__DATA__:

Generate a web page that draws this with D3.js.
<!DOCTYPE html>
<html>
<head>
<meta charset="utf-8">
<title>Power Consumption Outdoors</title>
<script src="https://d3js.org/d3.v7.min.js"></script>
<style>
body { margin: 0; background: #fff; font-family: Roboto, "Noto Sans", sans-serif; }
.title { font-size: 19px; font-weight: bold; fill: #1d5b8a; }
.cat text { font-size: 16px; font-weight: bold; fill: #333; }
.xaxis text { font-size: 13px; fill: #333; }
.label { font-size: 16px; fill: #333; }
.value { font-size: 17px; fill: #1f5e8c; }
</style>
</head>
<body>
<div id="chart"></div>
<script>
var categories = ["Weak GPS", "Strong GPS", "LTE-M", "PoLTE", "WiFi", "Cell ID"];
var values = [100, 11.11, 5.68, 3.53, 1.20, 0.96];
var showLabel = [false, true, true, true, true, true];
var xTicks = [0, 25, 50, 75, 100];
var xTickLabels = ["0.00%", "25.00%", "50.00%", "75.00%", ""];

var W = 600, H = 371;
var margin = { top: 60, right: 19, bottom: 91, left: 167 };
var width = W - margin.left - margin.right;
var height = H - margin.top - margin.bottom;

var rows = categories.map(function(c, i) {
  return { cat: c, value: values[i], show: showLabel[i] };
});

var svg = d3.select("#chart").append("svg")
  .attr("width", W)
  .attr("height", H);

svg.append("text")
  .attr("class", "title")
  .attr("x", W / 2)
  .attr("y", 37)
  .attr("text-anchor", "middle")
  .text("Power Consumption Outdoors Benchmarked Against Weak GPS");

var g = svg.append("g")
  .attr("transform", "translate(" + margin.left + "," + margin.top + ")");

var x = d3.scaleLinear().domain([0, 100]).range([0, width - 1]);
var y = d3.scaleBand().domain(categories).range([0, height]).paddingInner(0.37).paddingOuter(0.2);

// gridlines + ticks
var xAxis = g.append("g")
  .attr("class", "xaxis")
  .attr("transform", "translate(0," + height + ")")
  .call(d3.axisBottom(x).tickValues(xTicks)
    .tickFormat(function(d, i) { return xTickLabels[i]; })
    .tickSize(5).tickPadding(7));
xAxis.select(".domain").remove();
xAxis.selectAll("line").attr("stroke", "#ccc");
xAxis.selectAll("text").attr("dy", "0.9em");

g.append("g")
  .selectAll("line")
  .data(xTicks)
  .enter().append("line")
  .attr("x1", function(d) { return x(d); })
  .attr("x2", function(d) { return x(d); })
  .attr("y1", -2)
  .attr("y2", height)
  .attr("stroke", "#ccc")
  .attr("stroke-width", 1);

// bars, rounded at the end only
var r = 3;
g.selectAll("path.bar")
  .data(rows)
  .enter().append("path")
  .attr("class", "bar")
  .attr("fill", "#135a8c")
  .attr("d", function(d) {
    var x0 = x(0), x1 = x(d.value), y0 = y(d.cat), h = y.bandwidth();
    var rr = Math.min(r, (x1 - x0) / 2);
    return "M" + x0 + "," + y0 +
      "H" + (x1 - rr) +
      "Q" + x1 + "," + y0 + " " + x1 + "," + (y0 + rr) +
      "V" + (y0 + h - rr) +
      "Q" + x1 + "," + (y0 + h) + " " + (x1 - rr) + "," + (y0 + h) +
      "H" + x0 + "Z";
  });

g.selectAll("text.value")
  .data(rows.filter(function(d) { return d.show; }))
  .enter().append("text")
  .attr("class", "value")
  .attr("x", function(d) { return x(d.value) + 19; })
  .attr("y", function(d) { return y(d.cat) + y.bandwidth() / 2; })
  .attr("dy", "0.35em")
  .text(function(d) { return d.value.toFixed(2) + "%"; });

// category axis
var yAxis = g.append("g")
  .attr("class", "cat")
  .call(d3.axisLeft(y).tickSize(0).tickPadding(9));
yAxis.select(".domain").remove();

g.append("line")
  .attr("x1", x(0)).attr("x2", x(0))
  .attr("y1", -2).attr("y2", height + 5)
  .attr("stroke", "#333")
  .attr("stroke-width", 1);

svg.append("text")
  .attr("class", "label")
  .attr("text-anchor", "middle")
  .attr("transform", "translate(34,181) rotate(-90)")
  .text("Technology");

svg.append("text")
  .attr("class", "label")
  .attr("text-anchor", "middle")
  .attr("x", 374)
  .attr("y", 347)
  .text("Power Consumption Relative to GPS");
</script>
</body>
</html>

==

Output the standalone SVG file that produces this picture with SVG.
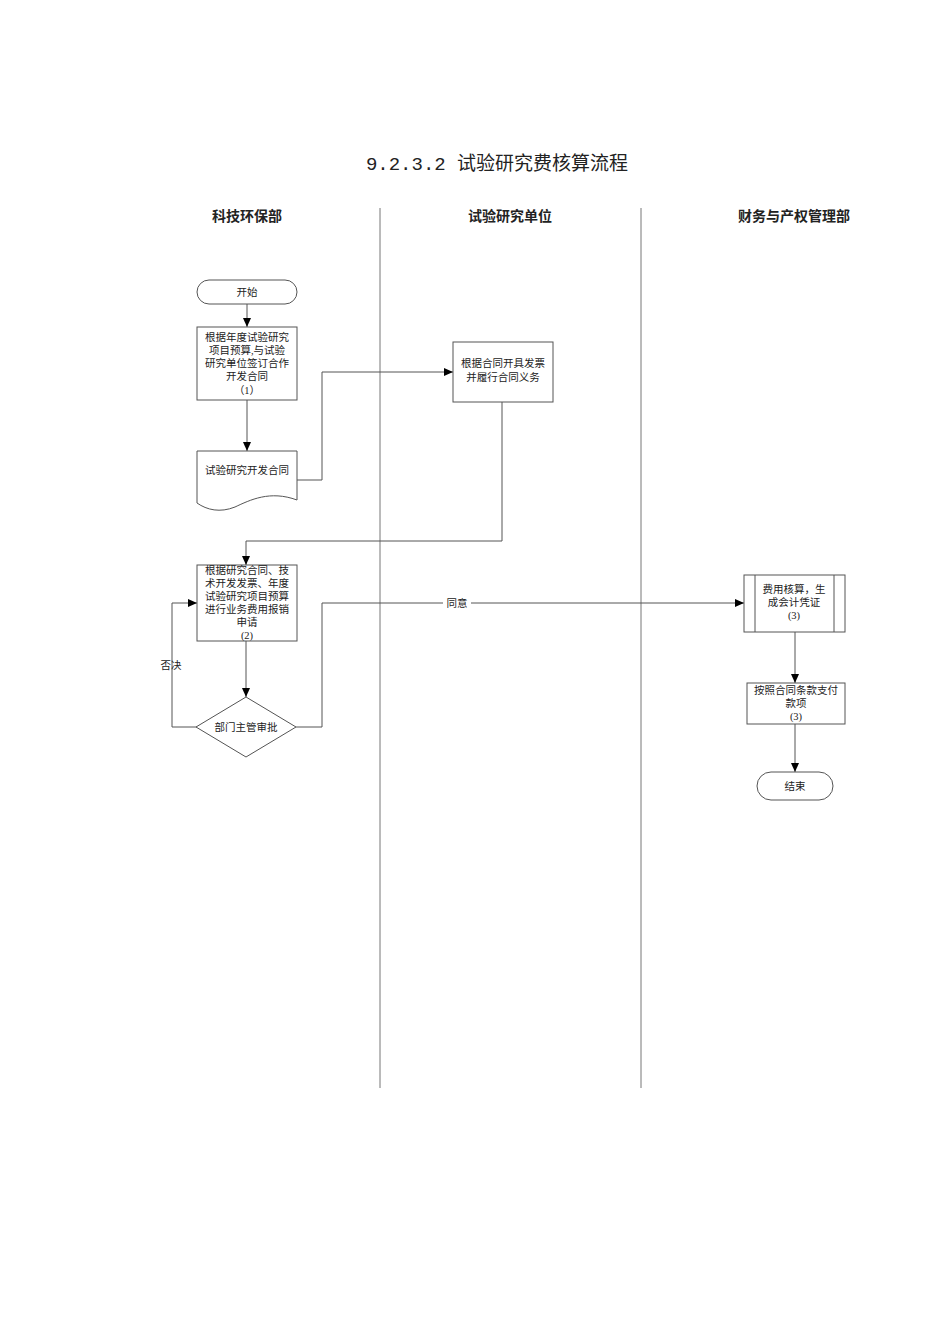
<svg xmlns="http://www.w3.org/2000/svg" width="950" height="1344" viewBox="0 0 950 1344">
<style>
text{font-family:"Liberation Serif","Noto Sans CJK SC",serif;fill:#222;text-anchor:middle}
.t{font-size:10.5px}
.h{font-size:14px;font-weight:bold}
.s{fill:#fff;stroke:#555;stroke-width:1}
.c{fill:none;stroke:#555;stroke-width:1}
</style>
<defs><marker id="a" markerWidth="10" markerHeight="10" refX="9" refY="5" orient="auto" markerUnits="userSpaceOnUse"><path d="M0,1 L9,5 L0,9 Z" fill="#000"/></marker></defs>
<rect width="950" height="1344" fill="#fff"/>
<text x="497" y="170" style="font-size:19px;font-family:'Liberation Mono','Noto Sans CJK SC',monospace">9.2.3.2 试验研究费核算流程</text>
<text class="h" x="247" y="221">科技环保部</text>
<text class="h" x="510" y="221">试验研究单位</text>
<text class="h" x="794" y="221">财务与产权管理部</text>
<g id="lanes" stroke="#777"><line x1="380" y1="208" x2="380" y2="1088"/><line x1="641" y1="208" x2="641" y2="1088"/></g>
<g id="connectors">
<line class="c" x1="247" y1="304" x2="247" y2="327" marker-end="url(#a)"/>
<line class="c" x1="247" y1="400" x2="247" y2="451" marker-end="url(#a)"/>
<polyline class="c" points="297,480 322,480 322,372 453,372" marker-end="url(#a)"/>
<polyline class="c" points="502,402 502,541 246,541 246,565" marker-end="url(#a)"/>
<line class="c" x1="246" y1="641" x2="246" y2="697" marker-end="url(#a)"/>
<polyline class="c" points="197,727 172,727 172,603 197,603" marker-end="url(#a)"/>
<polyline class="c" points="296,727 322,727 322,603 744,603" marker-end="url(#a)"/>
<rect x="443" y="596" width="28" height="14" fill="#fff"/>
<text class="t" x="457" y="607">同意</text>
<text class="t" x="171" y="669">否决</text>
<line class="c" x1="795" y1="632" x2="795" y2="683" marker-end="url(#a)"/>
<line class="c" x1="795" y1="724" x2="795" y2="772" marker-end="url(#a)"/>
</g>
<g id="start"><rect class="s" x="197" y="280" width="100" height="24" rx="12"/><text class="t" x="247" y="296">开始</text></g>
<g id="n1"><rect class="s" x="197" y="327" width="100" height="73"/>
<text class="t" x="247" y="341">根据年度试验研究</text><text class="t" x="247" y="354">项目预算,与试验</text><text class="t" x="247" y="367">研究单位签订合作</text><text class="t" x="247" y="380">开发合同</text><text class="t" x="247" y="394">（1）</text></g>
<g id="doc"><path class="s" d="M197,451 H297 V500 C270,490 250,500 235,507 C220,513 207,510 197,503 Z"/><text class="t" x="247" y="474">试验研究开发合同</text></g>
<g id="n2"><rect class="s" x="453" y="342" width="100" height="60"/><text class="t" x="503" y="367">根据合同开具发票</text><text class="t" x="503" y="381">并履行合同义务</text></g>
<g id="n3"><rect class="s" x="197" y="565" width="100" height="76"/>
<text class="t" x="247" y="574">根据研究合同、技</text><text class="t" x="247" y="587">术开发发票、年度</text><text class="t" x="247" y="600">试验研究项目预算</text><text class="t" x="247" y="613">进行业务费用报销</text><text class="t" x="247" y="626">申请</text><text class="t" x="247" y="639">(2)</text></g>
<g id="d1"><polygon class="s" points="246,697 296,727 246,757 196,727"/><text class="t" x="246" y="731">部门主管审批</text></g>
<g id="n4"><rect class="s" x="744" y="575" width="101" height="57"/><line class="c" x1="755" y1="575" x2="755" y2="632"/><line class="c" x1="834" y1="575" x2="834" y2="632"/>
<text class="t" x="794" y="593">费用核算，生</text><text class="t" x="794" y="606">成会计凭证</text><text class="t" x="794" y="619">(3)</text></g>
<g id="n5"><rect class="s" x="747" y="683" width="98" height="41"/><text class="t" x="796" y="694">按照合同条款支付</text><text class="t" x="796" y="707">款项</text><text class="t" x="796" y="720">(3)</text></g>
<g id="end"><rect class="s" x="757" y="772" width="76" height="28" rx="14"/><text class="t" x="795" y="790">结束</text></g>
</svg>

==

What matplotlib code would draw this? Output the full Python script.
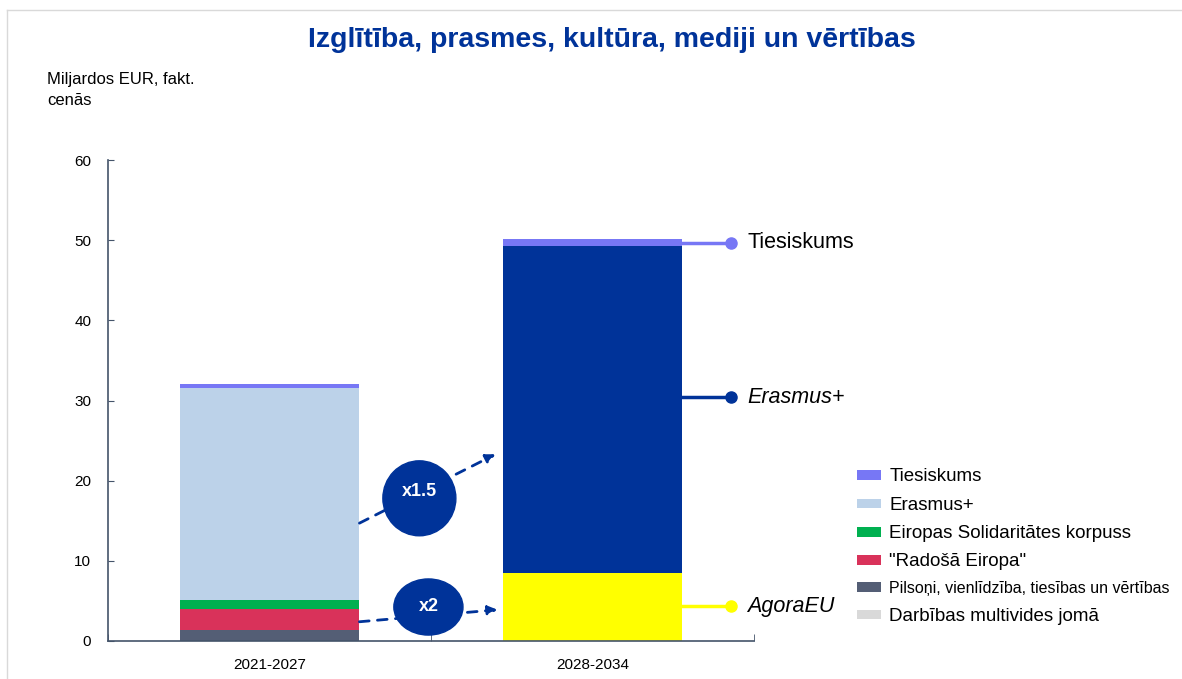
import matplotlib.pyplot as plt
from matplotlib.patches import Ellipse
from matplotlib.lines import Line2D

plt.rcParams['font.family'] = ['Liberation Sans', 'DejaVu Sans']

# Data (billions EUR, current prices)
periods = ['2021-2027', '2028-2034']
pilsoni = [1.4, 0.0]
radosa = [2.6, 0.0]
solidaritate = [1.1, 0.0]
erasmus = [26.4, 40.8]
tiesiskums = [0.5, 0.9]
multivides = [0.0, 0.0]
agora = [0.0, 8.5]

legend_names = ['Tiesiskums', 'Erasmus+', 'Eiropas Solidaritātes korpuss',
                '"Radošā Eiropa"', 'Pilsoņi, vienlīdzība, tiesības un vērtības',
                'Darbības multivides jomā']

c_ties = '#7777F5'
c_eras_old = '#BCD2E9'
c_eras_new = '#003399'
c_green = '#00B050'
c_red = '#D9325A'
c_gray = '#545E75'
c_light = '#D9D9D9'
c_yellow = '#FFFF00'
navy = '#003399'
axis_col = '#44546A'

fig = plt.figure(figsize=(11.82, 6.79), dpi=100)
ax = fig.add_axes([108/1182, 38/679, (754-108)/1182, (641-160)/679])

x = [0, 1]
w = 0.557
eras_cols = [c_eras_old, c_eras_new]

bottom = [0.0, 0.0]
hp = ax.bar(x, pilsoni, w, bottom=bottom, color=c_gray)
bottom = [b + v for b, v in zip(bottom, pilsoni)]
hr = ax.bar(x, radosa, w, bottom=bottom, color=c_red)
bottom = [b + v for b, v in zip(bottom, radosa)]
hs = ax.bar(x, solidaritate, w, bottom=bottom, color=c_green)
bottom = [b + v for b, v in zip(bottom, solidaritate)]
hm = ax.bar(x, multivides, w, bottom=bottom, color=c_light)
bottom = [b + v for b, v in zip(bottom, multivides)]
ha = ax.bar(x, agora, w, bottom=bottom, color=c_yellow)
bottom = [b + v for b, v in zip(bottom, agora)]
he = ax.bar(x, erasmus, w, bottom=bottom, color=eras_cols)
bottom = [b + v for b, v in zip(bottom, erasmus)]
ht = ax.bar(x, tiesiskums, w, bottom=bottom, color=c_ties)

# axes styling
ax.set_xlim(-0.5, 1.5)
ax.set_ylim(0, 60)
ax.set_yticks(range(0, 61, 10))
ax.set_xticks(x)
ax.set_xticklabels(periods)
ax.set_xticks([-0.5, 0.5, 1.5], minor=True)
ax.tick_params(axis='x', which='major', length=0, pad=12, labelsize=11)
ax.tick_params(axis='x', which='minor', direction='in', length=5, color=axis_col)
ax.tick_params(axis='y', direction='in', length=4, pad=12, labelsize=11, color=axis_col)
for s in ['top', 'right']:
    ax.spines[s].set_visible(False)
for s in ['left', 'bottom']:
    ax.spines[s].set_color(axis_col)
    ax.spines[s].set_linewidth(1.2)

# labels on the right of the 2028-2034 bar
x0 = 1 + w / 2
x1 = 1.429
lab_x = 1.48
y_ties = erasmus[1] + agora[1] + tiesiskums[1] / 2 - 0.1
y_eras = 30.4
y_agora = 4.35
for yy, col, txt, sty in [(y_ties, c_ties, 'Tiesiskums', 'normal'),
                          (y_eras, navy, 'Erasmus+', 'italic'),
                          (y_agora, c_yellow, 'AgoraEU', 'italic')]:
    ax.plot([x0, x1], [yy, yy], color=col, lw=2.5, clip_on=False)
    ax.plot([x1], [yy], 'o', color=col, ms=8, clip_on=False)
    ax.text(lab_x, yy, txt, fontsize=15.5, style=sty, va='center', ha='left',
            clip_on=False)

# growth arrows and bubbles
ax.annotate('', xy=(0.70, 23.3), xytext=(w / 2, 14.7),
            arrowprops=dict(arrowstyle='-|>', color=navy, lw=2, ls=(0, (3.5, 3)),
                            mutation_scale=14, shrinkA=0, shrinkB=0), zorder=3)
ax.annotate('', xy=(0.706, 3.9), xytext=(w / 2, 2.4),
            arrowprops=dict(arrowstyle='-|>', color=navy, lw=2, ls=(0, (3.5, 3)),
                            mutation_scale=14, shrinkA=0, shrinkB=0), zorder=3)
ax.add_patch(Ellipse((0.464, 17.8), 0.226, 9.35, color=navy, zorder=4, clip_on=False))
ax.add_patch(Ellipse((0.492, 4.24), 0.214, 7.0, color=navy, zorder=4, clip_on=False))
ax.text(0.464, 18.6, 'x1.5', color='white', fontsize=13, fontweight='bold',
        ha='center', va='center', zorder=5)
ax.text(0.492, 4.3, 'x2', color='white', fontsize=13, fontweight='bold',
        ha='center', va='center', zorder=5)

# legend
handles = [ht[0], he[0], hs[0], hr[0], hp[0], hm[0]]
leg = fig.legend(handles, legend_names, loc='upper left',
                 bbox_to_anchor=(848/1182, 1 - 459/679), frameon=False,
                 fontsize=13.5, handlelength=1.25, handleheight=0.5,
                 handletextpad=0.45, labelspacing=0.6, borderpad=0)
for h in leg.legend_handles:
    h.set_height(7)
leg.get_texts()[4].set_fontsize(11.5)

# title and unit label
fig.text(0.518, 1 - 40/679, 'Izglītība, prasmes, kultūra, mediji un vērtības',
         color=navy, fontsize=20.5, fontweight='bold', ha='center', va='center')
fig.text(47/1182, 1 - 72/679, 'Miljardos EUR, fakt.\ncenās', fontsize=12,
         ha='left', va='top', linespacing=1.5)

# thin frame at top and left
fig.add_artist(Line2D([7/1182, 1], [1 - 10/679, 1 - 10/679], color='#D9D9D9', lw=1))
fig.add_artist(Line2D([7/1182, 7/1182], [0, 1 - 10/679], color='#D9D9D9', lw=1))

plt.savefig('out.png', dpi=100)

__TASK TO CARRY OUT__:
Copy word for word only the lines above from the one with "What matplotlib code" through the one with "plt.rcParams['font.family'] = ['Liberation". Leave pictures out.

__OUTPUT OF THE TASK__:
What matplotlib code would draw this? Output the full Python script.
import matplotlib.pyplot as plt
from matplotlib.patches import Ellipse
from matplotlib.lines import Line2D

plt.rcParams['font.family'] = ['Liberation Sans', 'DejaVu Sans']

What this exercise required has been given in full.